Despite the struggle to remove it, the cutting and the blood, the mask does not come off. This leaves me with many thoughts about the ways we construct ourselves -the social constructionists would say we are entirely constructed through reiteration of performatives. Repeating our models. Perhaps the mask is who he pretended to be that became more who he was than his, ...his original configuration. Stunning short piece. A visual poem!

Saturday, July 02, 2011

Stone #52

Note on street over potted plant that is later gone-

free to a good home

a cedar where birdsong can one day take shelter

Friday, July 01, 2011

White Petal (clip 1:35min)


direct link: White Petal (it's unlisted, so won't show at my public YouTube site)

On mornings when my adult children aren't around, I have begun to try to dance. It's a small space; there are kilim carpets and furniture. I have a 24min tape which is short enough to convince me to go ahead, and which you can hear a little of here. I've videoed a few of these exercise sessions to see what sort of moves I make, never having seen myself dance before beginning to make video dance poems recently. I am trying to choreograph two long pieces for tracks composers and musicians have sent me to work with.

This cut was 'live,' as is, though I did layer it with filters. And then I went out late afternoon to video white flowers in the neighbourhood for it. I have layered a few of those beauties in - not sure if this works the way I have done it, or not. I added a touch of flicker to the white rose at the beginning and think maybe I should carry it through to the hibiscus-like one at the end. If I wanted to make a proper video out of this piece, I would need to re-do it I think - because with the flowers added, the table and chest in the corner are visually distracting. In my morning practice, I put on the music and begin moving (ok, not with the outfit, but that's to see if it works for a future video), and I do not, repeat, do not move furniture!

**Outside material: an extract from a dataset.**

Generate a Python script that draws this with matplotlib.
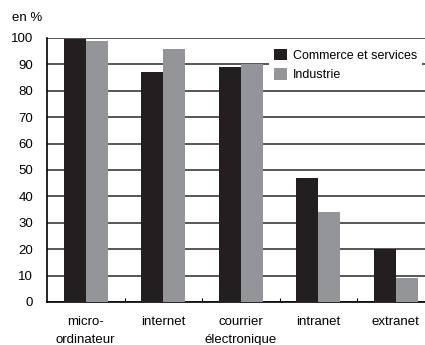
import numpy as np
import matplotlib.pyplot as plt

plt.rcParams['font.family'] = ['Liberation Sans', 'DejaVu Sans']

categories = ['micro-\nordinateur', 'internet', 'courrier\nélectronique', 'intranet', 'extranet']
commerce = [99.5, 87, 89, 47, 20]
industrie = [99, 96, 90, 34, 9]
series_names = ['Commerce et services', 'Industrie']
yticks = list(range(0, 101, 10))

fig = plt.figure(figsize=(4.25, 3.45), dpi=100)
ax = fig.add_axes([47 / 425, 43 / 345, 387.5 / 425, 264 / 345])

x = np.arange(len(categories))
w = 0.285
ax.bar(x - w / 2, commerce, w, color='#231f20', label=series_names[0], zorder=3)
ax.bar(x + w / 2, industrie, w, color='#939598', label=series_names[1], zorder=3)

ax.set_xlim(-0.5, len(categories) - 0.5)
ax.set_ylim(0, 100)
ax.set_yticks(yticks)
ax.yaxis.grid(True, color='#3a3a3a', lw=1.2, zorder=1)
ax.tick_params(axis='y', length=0, pad=10, labelsize=9.5)

ax.set_xticks(x)
ax.set_xticklabels(categories, fontsize=9.5, linespacing=1.65)
ax.tick_params(axis='x', which='major', length=0, pad=10)
ax.set_xticks(x[:-1] + 0.5, minor=True)
ax.tick_params(axis='x', which='minor', direction='in', length=3, width=0.8)

for s in ['top', 'right']:
    ax.spines[s].set_visible(False)
ax.spines['left'].set_linewidth(1.2)
ax.spines['bottom'].set_linewidth(1.2)

fig.text(12 / 425, 1 - 18 / 345, 'en %', fontsize=9.5, va='center')

leg = ax.legend(loc='upper left', bbox_to_anchor=(263 / 425, 1 - 38 / 345),
                bbox_transform=fig.transFigure, frameon=True, fancybox=False,
                handlelength=1.0, handleheight=1.0, handletextpad=0.5,
                labelspacing=0.5, borderpad=0.4, fontsize=9)
leg.get_frame().set_facecolor('white')
leg.get_frame().set_edgecolor('none')
leg.get_frame().set_alpha(1)
leg.set_zorder(5)

fig.savefig('out.png', dpi=100)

Danced, videoed, edited by Brenda Clews; background music by Gabrielle Roth and the Mirrors, from an old favourite, Initiation.

As usual, some stills (click for larger) (I always think my work looks better in stills from than in the video:) (posted these in a previous post too, impatient with waiting for the videos to upload:):

Each of those boxes is a video layer - 
to give you an idea of the construction of the piece. 

The footage of white flowers in the neighbourhood worked
quite well, I thought. Though perhaps it looks too 'pasted' in?
I did add a little flicker to one to make it less static. They are not 
stills but actual video - shot using a monopod on the sidewalk.




Stone #51: Canada Day

A crackling dark: sleek streamers of light, flashing strobe-lit exploding jellyfish, flying thunderbolts, fountains of neon flowers.